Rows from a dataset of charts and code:
▶

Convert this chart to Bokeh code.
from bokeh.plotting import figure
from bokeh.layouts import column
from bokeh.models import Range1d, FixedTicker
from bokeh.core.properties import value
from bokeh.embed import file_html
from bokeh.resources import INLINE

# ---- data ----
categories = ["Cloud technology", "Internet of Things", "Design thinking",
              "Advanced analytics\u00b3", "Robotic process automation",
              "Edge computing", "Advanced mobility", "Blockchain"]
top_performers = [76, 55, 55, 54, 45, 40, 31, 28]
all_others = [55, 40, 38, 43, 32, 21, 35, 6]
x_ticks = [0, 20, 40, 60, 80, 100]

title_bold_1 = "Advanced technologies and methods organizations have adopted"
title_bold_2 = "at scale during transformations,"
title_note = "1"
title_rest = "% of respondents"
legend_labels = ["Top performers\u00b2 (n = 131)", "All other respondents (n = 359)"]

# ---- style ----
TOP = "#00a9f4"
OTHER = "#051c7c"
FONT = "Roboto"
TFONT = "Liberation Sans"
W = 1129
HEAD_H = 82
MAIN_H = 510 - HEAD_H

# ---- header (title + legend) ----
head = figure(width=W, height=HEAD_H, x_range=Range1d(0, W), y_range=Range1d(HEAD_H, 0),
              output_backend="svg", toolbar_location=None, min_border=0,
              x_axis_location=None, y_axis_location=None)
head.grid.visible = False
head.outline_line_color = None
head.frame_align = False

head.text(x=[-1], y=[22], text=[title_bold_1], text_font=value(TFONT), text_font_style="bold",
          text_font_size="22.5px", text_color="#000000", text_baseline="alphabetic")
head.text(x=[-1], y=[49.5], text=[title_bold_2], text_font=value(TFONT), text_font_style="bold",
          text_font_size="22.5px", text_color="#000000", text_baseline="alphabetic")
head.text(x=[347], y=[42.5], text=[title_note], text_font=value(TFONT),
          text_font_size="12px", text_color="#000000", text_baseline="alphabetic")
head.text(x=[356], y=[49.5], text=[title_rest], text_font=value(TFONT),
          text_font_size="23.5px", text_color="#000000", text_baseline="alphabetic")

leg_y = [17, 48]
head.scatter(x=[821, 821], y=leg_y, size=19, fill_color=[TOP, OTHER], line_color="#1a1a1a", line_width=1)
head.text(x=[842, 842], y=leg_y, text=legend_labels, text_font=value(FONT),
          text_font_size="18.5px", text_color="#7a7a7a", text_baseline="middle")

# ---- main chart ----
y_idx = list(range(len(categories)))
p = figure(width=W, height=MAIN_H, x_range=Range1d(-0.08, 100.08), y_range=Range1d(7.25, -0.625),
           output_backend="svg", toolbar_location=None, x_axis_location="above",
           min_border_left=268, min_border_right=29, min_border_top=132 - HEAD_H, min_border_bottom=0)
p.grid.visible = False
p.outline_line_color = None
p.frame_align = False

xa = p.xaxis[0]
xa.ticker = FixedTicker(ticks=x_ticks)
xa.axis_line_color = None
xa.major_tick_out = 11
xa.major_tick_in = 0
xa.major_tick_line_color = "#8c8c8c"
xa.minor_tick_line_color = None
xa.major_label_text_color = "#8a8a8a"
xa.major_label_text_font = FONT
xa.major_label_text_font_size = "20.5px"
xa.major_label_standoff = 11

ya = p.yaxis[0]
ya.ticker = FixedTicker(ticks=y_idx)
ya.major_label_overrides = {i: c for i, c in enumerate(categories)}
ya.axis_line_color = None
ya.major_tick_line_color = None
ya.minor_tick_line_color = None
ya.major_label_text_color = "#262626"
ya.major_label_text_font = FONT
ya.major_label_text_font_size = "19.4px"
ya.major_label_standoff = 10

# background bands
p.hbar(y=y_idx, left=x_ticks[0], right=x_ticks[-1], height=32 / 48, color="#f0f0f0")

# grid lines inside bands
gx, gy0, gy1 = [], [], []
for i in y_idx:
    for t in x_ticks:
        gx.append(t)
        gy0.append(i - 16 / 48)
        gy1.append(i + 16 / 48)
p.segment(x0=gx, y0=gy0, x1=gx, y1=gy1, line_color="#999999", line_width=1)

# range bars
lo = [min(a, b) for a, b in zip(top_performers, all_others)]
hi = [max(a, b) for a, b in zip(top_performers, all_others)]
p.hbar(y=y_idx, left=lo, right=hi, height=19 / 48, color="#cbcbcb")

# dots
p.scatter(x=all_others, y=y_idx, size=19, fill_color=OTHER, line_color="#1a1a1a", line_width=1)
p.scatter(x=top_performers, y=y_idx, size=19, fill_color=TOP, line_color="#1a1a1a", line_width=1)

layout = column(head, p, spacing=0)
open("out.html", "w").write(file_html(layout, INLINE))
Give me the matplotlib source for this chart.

◀

Task
Your task is to quote, without any alteration, the lines running from the top of the records to the line that holds "other respondents (n", both included.

Exercise solution
Convert this chart to Bokeh code.
from bokeh.plotting import figure
from bokeh.layouts import column
from bokeh.models import Range1d, FixedTicker
from bokeh.core.properties import value
from bokeh.embed import file_html
from bokeh.resources import INLINE

# ---- data ----
categories = ["Cloud technology", "Internet of Things", "Design thinking",
              "Advanced analytics\u00b3", "Robotic process automation",
              "Edge computing", "Advanced mobility", "Blockchain"]
top_performers = [76, 55, 55, 54, 45, 40, 31, 28]
all_others = [55, 40, 38, 43, 32, 21, 35, 6]
x_ticks = [0, 20, 40, 60, 80, 100]

title_bold_1 = "Advanced technologies and methods organizations have adopted"
title_bold_2 = "at scale during transformations,"
title_note = "1"
title_rest = "% of respondents"
legend_labels = ["Top performers\u00b2 (n = 131)", "All other respondents (n = 359)"]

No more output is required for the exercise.